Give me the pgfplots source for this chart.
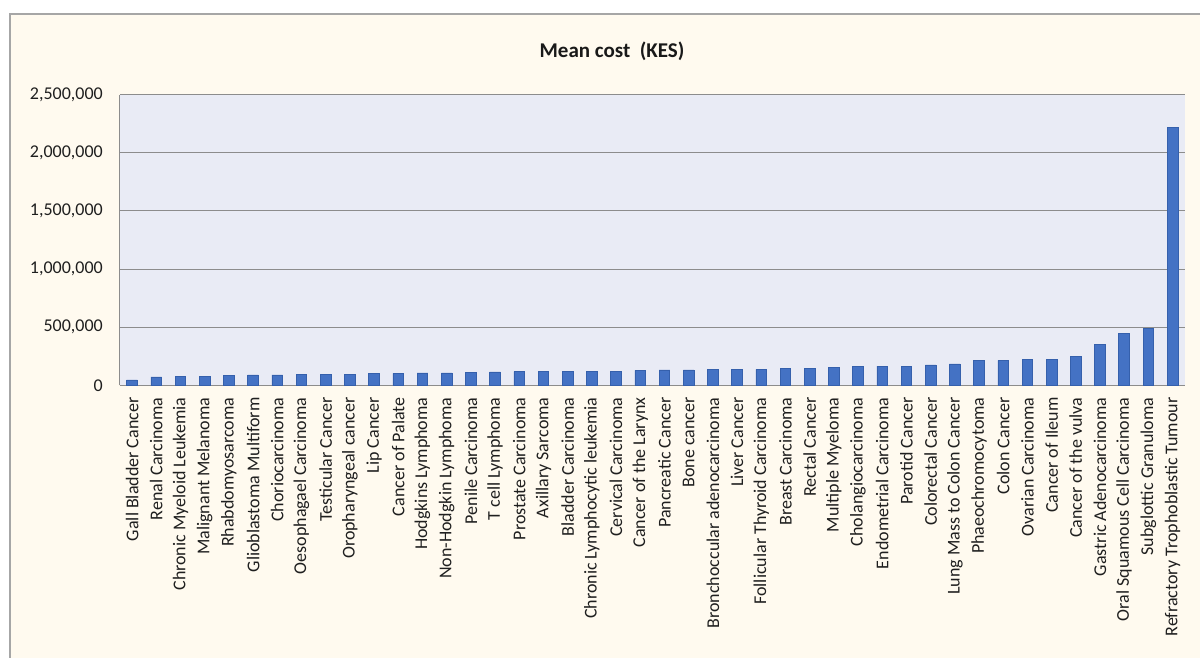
\documentclass[border=0pt]{standalone}
\usepackage{pgfplots}
\pgfplotsset{compat=1.18}
\usepackage{pgfplotstable}
\usepackage{fontspec}
\setmainfont{Carlito}

\definecolor{chartbg}{HTML}{FFFAEF}
\definecolor{plotbg}{HTML}{E9EBF5}
\definecolor{barblue}{HTML}{4472C4}
\definecolor{baredge}{HTML}{3560AC}
\definecolor{gridgray}{HTML}{8C8C8C}
\definecolor{framegray}{HTML}{A6A6A6}

% Mean cost per cancer type (KES), sorted ascending
\pgfplotstableread{
idx cost
0  46000
1  72000
2  75000
3  80000
4  86000
5  89000
6  89000
7  95000
8  95000
9  95000
10 103000
11 103000
12 106000
13 106000
14 112000
15 115000
16 118000
17 118000
18 123000
19 123000
20 123000
21 129000
22 132000
23 132000
24 135000
25 138000
26 138000
27 143000
28 146000
29 152000
30 161000
31 166000
32 166000
33 175000
34 184000
35 212000
36 215000
37 224000
38 224000
39 252000
40 355000
41 444000
42 487000
43 2222000
}\costdata

\begin{document}
\begin{tikzpicture}
\useasboundingbox (-120pt,-271.7pt) rectangle (1080pt,385.3pt);
\fill[white] (-120pt,-271.7pt) rectangle (1080pt,385.3pt);
\fill[chartbg] (-110pt,-290pt) rectangle (1100pt,371.3pt);
\draw[framegray, line width=1.3pt] (-110pt,-290pt) -- (-110pt,371.3pt) -- (1100pt,371.3pt);

\begin{axis}[
  at={(0pt,0pt)}, anchor=south west,
  scale only axis, width=1064.7pt, height=290.6pt,
  xmin=-0.5, xmax=43.5, ymin=0, ymax=2500000,
  ytick={0,500000,1000000,1500000,2000000,2500000},
  xtick={0,...,43},
  xticklabels={Gall Bladder Cancer, Renal Carcinoma, Chronic Myeloid Leukemia,
    Malignant Melanoma, Rhabdomyosarcoma, Glioblastoma Multiform, Choriocarcinoma,
    Oesophagael Carcinoma, Testicular Cancer, Oropharyngeal cancer, Lip Cancer,
    Cancer of Palate, Hodgkins Lymphoma, Non-Hodgkin Lymphoma, Penile Carcinoma,
    T cell Lymphoma, Prostate Carcinoma, Axillary Sarcoma, Bladder Carcinoma,
    Chronic Lymphocytic leukemia, Cervical Carcinoma, Cancer of the Larynx,
    Pancreatic Cancer, Bone cancer, Bronchoccular adenocarcinoma, Liver Cancer,
    Follicular Thyroid Carcinoma, Breast Carcinoma, Rectal Cancer, Multiple Myeloma,
    Cholangiocarcinoma, Endometrial Carcinoma, Parotid Cancer, Colorectal Cancer,
    Lung Mass to Colon Cancer, Phaeochromocytoma, Colon Cancer, Ovarian Carcinoma,
    Cancer of Ileum, Cancer of the vulva, Gastric Adenocarcinoma,
    Oral Squamous Cell Carcinoma, Subglottic Granuloma, Refractory Trophoblastic Tumour},
  axis background/.style={fill=plotbg},
  ymajorgrids, grid style={gridgray, line width=1pt},
  axis x line=bottom, axis y line=left,
  axis line style={-, draw=gridgray, line width=1pt},
  major tick length=0pt,
  scaled y ticks=false,
  yticklabel style={/pgf/number format/fixed, /pgf/number format/1000 sep={,}},
  /pgf/number format/assume math mode=true,
  tick label style={font=\fontsize{18}{21}\selectfont, text=black!88},
  xticklabel style={rotate=90, anchor=east, inner sep=0pt},
  yticklabel style={anchor=east, inner sep=0pt},
  xticklabel shift=12pt, yticklabel shift=17pt,
  ybar, bar width=10.7pt,
]
\addplot[fill=barblue, draw=baredge, line width=0.7pt] table[x=idx, y=cost] {\costdata};
\end{axis}

\node[font=\bfseries\fontsize{21}{24}\selectfont, text=black!90] at (492pt,334.5pt) {Mean cost\ \ (KES)};
\end{tikzpicture}
\end{document}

## What to do
Write out the lines from the start of the material to the line with "(-110pt,371.3pt) -- (1100pt,371.3pt);", inclusive and exactly. Skip the pictures.

## Full response
Give me the pgfplots source for this chart.
\documentclass[border=0pt]{standalone}
\usepackage{pgfplots}
\pgfplotsset{compat=1.18}
\usepackage{pgfplotstable}
\usepackage{fontspec}
\setmainfont{Carlito}

\definecolor{chartbg}{HTML}{FFFAEF}
\definecolor{plotbg}{HTML}{E9EBF5}
\definecolor{barblue}{HTML}{4472C4}
\definecolor{baredge}{HTML}{3560AC}
\definecolor{gridgray}{HTML}{8C8C8C}
\definecolor{framegray}{HTML}{A6A6A6}

% Mean cost per cancer type (KES), sorted ascending
\pgfplotstableread{
idx cost
0  46000
1  72000
2  75000
3  80000
4  86000
5  89000
6  89000
7  95000
8  95000
9  95000
10 103000
11 103000
12 106000
13 106000
14 112000
15 115000
16 118000
17 118000
18 123000
19 123000
20 123000
21 129000
22 132000
23 132000
24 135000
25 138000
26 138000
27 143000
28 146000
29 152000
30 161000
31 166000
32 166000
33 175000
34 184000
35 212000
36 215000
37 224000
38 224000
39 252000
40 355000
41 444000
42 487000
43 2222000
}\costdata

\begin{document}
\begin{tikzpicture}
\useasboundingbox (-120pt,-271.7pt) rectangle (1080pt,385.3pt);
\fill[white] (-120pt,-271.7pt) rectangle (1080pt,385.3pt);
\fill[chartbg] (-110pt,-290pt) rectangle (1100pt,371.3pt);
\draw[framegray, line width=1.3pt] (-110pt,-290pt) -- (-110pt,371.3pt) -- (1100pt,371.3pt);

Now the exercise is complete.